DR JOHN KENNETH GALBRAITH
Member of post-war Strategic Bombing Survey
In 1944 the German war production went up and went up quite rapidly until September 1944 – thereafter it tapered off and began to decline. It had its effect when we were right on the frontier of Germany and when not only the bombers but the tactical aircraft could patrol the roads and railroads, and greatly reduce the mobility of the German forces. When it became possible to bomb and bomb again the oil plants, this in turn created a shortage of oil which undoubtedly had a further effect on the mobility of the forces. At that time we exaggerated the effect of the air attacks. Roosevelt set up the Strategic Bombing Survey, of which I was a member, because he had become suspicious of the Air Force claims. The suspicion showed that Roosevelt had mastered the first principle of warfare – naturally suspect what air generals tell you. The effect was to minimise the impact of the bombing; the clearest case was on the fighter, the German aircraft industry, which was attacked in February of 1944 and had a forty or fifty per cent increase in production in March of 1944.
ALBERT SPEER
I had the same experience with our Air Forces. They claimed to have bombed a synthetic rubber plant in Russia and it would be out of action for a year or longer and then our experts had a look into the matter and said it would be repaired in a few weeks' time.
LIEUTENANT GENERAL EAKER
We were very hopeful that we could demonstrate the effect of strategic bombing and we were all conscious of the tremendous part that Lord Trenchard had played in its development.
*61
We had watched his experiences from World War One and he was the patron saint of air power in this country, as he was in yours. We always felt that the independent status that the Royal Air Force had made it much easier for them to make decisions on equipment and on strategy and tactics, whereas we had to present our case to the Army General Staff.
AIR CHIEF MARSHAL SIR ARTHUR HARRIS
Commander-in-Chief, RAF Bomber Command,
I said to General Arnold before they came in the war, that if they were going in for daylight bombing they would have to have much better armament than they had in the Flying Fortresses at that time.
**5
That was when I went over to the States, before the war, and was allowed to go and look at one of their Fortresses. They had hand-held guns in blisters and I told them, 'For goodness sake you must have steadier guns than that if you're going to fly in daylight,' and we offered to give them our target designs.
MAJOR WERNER SCHROER
Day fighter ace with 114 kills
The Americans normally flew in groups of three and then in various levels, and coming from behind we tried to get one of them by a long-distance attack, to get it separated and to hit it in the wings or somewhere in order to reduce the velocity of the plane and have it separate from the other two, and then it was much easier to get them. This was effective in the beginning and later on we tried to attack them from the front, but you could only use experienced fighters for that because of the difficulty in escaping afterwards through the formation, because you had very little time to shoot, hit him and then escape.

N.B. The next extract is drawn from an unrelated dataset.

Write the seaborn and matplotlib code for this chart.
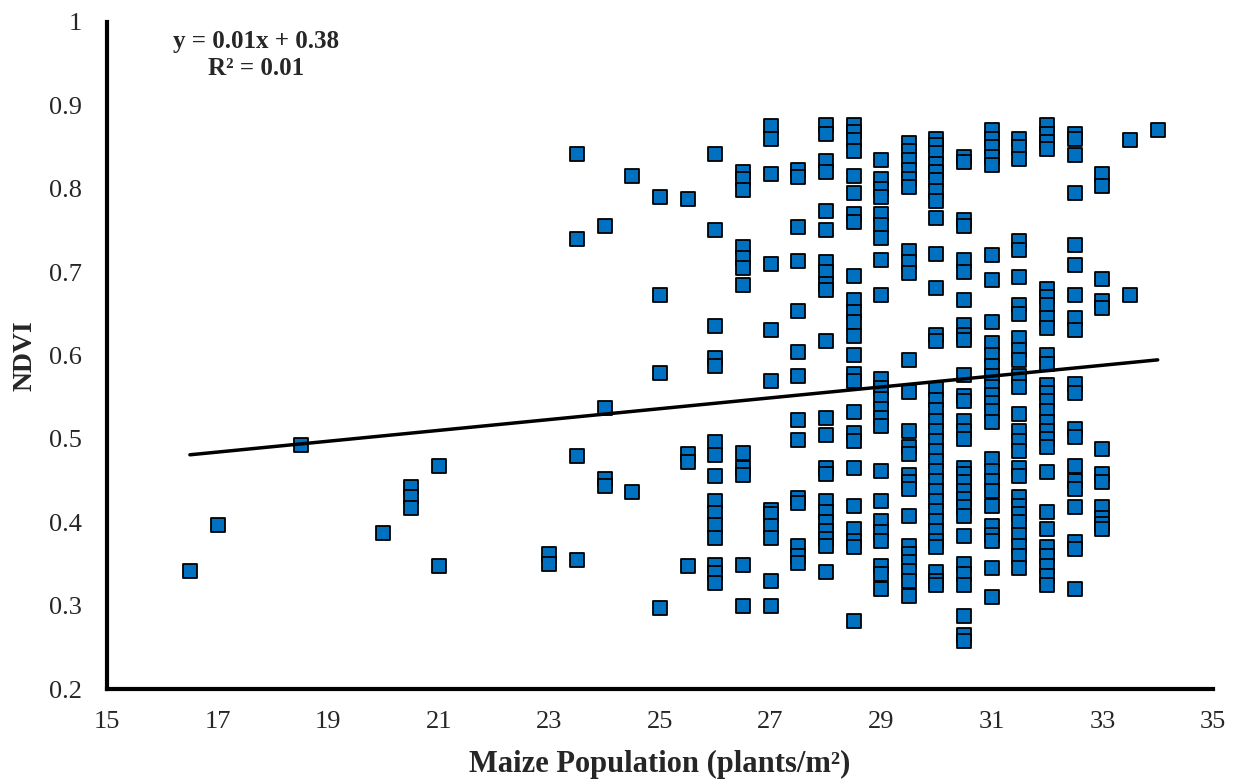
import numpy as np
import pandas as pd
import matplotlib
matplotlib.use("Agg")
import matplotlib.pyplot as plt
import seaborn as sns

# plant population levels (plants/m2) and the NDVI readings observed at each
pop_levels = [16.5, 17, 18.5, 20, 20.5, 21, 23, 23.5, 24, 24.5, 25, 25.5,
              26, 26.5, 27, 27.5, 28, 28.5, 29, 29.5, 30, 30.5, 31, 31.5,
              32, 32.5, 33, 33.5, 34]

ndvi_by_pop = [
    [0.342],
    [0.397],
    [0.493],
    [0.387],
    [0.442, 0.430, 0.417],
    [0.468, 0.348],
    [0.362, 0.350],
    [0.842, 0.740, 0.480, 0.355],
    [0.755, 0.537, 0.452, 0.443],
    [0.815, 0.436],
    [0.790, 0.672, 0.579, 0.297],
    [0.788, 0.482, 0.472, 0.347],
    [0.842, 0.751, 0.635, 0.597, 0.588, 0.496, 0.481, 0.455, 0.426, 0.411,
     0.397, 0.381, 0.349, 0.339, 0.327],
    [0.820, 0.812, 0.798, 0.730, 0.717, 0.705, 0.685, 0.483, 0.465, 0.457,
     0.349, 0.299],
    [0.875, 0.860, 0.818, 0.710, 0.631, 0.569, 0.415, 0.410, 0.395, 0.381,
     0.330, 0.299],
    [0.822, 0.814, 0.754, 0.713, 0.653, 0.604, 0.576, 0.523, 0.499, 0.429,
     0.423, 0.371, 0.360, 0.351],
    [0.877, 0.866, 0.833, 0.820, 0.773, 0.750, 0.712, 0.700, 0.686, 0.678,
     0.617, 0.525, 0.505, 0.465, 0.458, 0.425, 0.412, 0.400, 0.390, 0.380,
     0.372, 0.340],
    [0.877, 0.868, 0.858, 0.845, 0.815, 0.795, 0.770, 0.760, 0.695, 0.667,
     0.652, 0.640, 0.623, 0.601, 0.578, 0.569, 0.532, 0.507, 0.497, 0.465,
     0.420, 0.392, 0.378, 0.370, 0.281],
    [0.834, 0.812, 0.800, 0.790, 0.770, 0.757, 0.741, 0.714, 0.672, 0.572,
     0.561, 0.548, 0.536, 0.525, 0.516, 0.462, 0.425, 0.402, 0.388, 0.377,
     0.347, 0.338, 0.320],
    [0.855, 0.845, 0.834, 0.823, 0.812, 0.802, 0.725, 0.712, 0.699, 0.595,
     0.556, 0.510, 0.490, 0.482, 0.457, 0.448, 0.440, 0.408, 0.372, 0.362,
     0.352, 0.342, 0.330, 0.312],
    [0.860, 0.853, 0.843, 0.830, 0.820, 0.810, 0.797, 0.785, 0.765, 0.722,
     0.681, 0.625, 0.617, 0.560, 0.547, 0.535, 0.522, 0.510, 0.498, 0.486,
     0.474, 0.462, 0.450, 0.438, 0.426, 0.414, 0.402, 0.390, 0.378, 0.370,
     0.340, 0.330, 0.325],
    [0.838, 0.832, 0.762, 0.755, 0.715, 0.700, 0.666, 0.637, 0.625, 0.618,
     0.577, 0.552, 0.546, 0.522, 0.510, 0.500, 0.465, 0.458, 0.448, 0.438,
     0.428, 0.418, 0.408, 0.384, 0.350, 0.338, 0.325, 0.287, 0.265, 0.258],
    [0.870, 0.860, 0.850, 0.838, 0.828, 0.720, 0.690, 0.640, 0.615, 0.600,
     0.587, 0.575, 0.562, 0.553, 0.543, 0.533, 0.520, 0.476, 0.462, 0.450,
     0.438, 0.420, 0.395, 0.385, 0.378, 0.345, 0.310],
    [0.860, 0.850, 0.836, 0.737, 0.727, 0.694, 0.660, 0.650, 0.621, 0.606,
     0.595, 0.575, 0.562, 0.530, 0.510, 0.498, 0.485, 0.465, 0.455, 0.430,
     0.420, 0.410, 0.400, 0.385, 0.372, 0.360, 0.345],
    [0.876, 0.866, 0.856, 0.848, 0.680, 0.670, 0.660, 0.645, 0.633, 0.601,
     0.590, 0.565, 0.555, 0.545, 0.533, 0.520, 0.510, 0.500, 0.490, 0.460,
     0.412, 0.392, 0.370, 0.360, 0.348, 0.335, 0.325],
    [0.866, 0.860, 0.840, 0.795, 0.733, 0.708, 0.672, 0.645, 0.630, 0.566,
     0.555, 0.512, 0.502, 0.468, 0.450, 0.440, 0.418, 0.376, 0.368, 0.320],
    [0.818, 0.803, 0.692, 0.665, 0.657, 0.488, 0.458, 0.448, 0.418, 0.405,
     0.398, 0.392],
    [0.858, 0.672],
    [0.870],
]

x_ticks = [15, 17, 19, 21, 23, 25, 27, 29, 31, 33, 35]
y_ticks = [0.2, 0.3, 0.4, 0.5, 0.6, 0.7, 0.8, 0.9, 1.0]
y_tick_labels = ["0.2", "0.3", "0.4", "0.5", "0.6", "0.7", "0.8", "0.9", "1"]
trend_label = "y = 0.01x + 0.38\nR² = 0.01"

rows = []
for p, vals in zip(pop_levels, ndvi_by_pop):
    for v in vals:
        rows.append((p, v))
df = pd.DataFrame(rows, columns=["population", "ndvi"])

sns.set_style("white")
plt.rcParams["font.family"] = ["Liberation Serif", "DejaVu Serif"]

fig = plt.figure(figsize=(12.38, 7.82), dpi=100)
ax = fig.add_axes([0.0864, 0.1189, 0.8934, 0.853])

sns.regplot(data=df, x="population", y="ndvi", ax=ax, ci=None, truncate=True,
            marker="s",
            scatter_kws={"s": 115, "color": "#0070C0", "edgecolors": "black",
                         "linewidths": 1.3, "alpha": 1, "zorder": 3},
            line_kws={"color": "black", "linewidth": 2.5, "zorder": 4})

ax.text(0.135, 0.988, trend_label, transform=ax.transAxes, ha="center",
        va="top", fontsize=18, fontweight="bold", linespacing=1.25)

ax.set_xlim(15, 35)
ax.set_ylim(0.2, 1.0)
ax.set_xticks(x_ticks)
ax.set_yticks(y_ticks)
ax.set_yticklabels(y_tick_labels)
ax.tick_params(axis="both", length=0, labelsize=19)
ax.tick_params(axis="x", pad=16)
ax.tick_params(axis="y", pad=18)

for side in ["top", "right"]:
    ax.spines[side].set_visible(False)
for side in ["left", "bottom"]:
    ax.spines[side].set_color("black")
    ax.spines[side].set_linewidth(3)

ax.set_xlabel("Maize Population (plants/m²)", fontsize=22, fontweight="bold",
              labelpad=12)
ax.set_ylabel("NDVI", fontsize=20, fontweight="bold", labelpad=8)

fig.savefig("out.png", dpi=100)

LIEUTENANT COLONEL JAMES M 'JIMMY' STEWART
Commander 703rd Bombardment Squadron, Eighth USAAF
The fighter, he was the bogeyman in this tremendous, vicious defence that they mounted. The flak, although it got much more serious in the latter part of the war, for some reason I always felt that the odds were better in your favour with flak. The fighter, though, had eyes and in a great many instances the fighter had a pretty competent pilot at the controls, and when he latched on to you, you were in trouble.
LIEUTENANT GENERAL EAKER
When I first went to Harris's headquarters in February 1942 and explained to him our plan and our hope for the build-up of cooperative attacks against the German defence industry, he said very frankly, 'I don't believe you can bomb by day, I think your losses will be too heavy. The German anti-aircraft and fighter defences on the West Wall are too strong. We've tried it and we couldn't do it.' What he referred to, of course, was that General Arnold had given him a small number of Liberators and he'd sent them out on day attack as single planes and they'd been badly shot up. But, he said, as time went on, 'If you could do it, it would be very fortuitous, it would help my night effort, it would keep all the defences on twenty-four-hour alert, it would prevent them going on to factories to make weapons. It would be very good if you could do it and nobody will hope stronger than I do that you succeed and I'm going to do everything possible to support your effort.'
AIR GUNNER JOHN COCHRANE
Eighth Air Force, USAAF
I think it was generally understood that the
combat tour was twenty-five missions because it was anticipated that you'd be dead by that time, so there wasn't any point in asking you to stay around any longer. I don't say that the fear was an acute one, that you went around trembling, but it was pretty well felt that our chances of surviving were not particularly good. But after all, it was what we felt we had to do and I felt that if you were going to die that was about the best way to die. I'd much rather die in an aeroplane than in the mud on some battlefield. But my observation was that morale was very good. I think that was partially because you had a definite limited tour, and you knew that if you lucked it out and survived the tour, you went home. I think it's very important to give a human being some goal or some target to aim for, and to know that he'll get relief after that.